More about HKUST
Towards High-performance Datacenter Systems with Application-oriented Optimizations
The Hong Kong University of Science and Technology
Department of Computer Science and Engineering
PhD Thesis Defence
Title: "Towards High-performance Datacenter Systems with Application-oriented
Optimizations"
By
Mr. Chaoliang ZENG
Abstract:
In recent decades, we have witnessed extensive construction of datacenters and
widespread deployments of various applications. With the rapid rise of Internet
services and cloud computing but the slowdown of Moore's law and Dennard
scaling, there is a conflict between expanding application requirements and
slow evolutions of general-purpose processors. Therefore, it is critical to
build high-performance datacenter systems with application-oriented
optimizations.
This thesis describes my research efforts in building high-performance
datacenter systems with careful exploitation of application-specific
characteristics and hardware architectures. Specifically, we explore three
application-oriented datacenter systems.
First, we present Herald, a runtime embedding scheduler, for efficient
cache-enabled recommendation model training. Herald fully exploits the
predictability and occasionality of embedding cache access to reduce the
embedding transmissions between caches and PS during training. We believe that
the scheduling philosophy of Herald can be generally extended to the training
of embedding models.
Second, we study the embedding-based retrieval algorithm from the first
principles and derive a practically ideal architecture for optimal performance.

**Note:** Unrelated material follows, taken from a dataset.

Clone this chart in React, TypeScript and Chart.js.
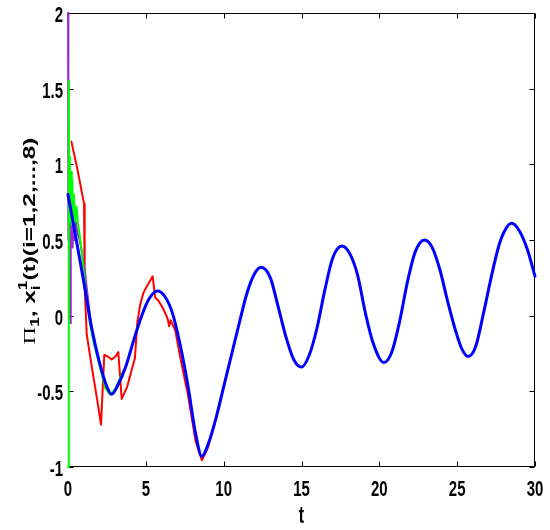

Based on the derived architecture, we propose FAERY for high-performance
embedding-based retrieval running on FPGA. FAERY leverages appropriate parallel
techniques to orchestrate key operators in embedding-based retrieval, so that
FAERY can outperform CPU- and GPU-based approaches. Although FAERY is a
domain-specific accelerator for retrieval in recommendation systems, we believe
similar optimization techniques can be applied to systems bounded by memory and
computation.
Third, we design Tiara, a three-tier hardware architecture to accelerate
stateful layer-4 load balancing. Tiara makes the best use of heterogeneous
hardware by decoupling the load balancing function. As a result, Tiara can
provide high performance with cost, energy, and space efficiency. We believe
Tiara three-tier architecture is generic and can benefit more datacenter
gateway functions.
Date: Tuesday, 18 July 2023
Time: 2:00pm - 4:00pm
Venue: Room 3494
Lifts 25/26
Chairman: Prof. Shiheng WANG (ACCT)
Committee Members: Prof. Kai CHEN (Supervisor)
Prof. Gary CHAN
Prof. Dan XU
Prof. Jun ZHANG (ECE)
Prof. Hong XU (CUHK)
**** ALL are Welcome ****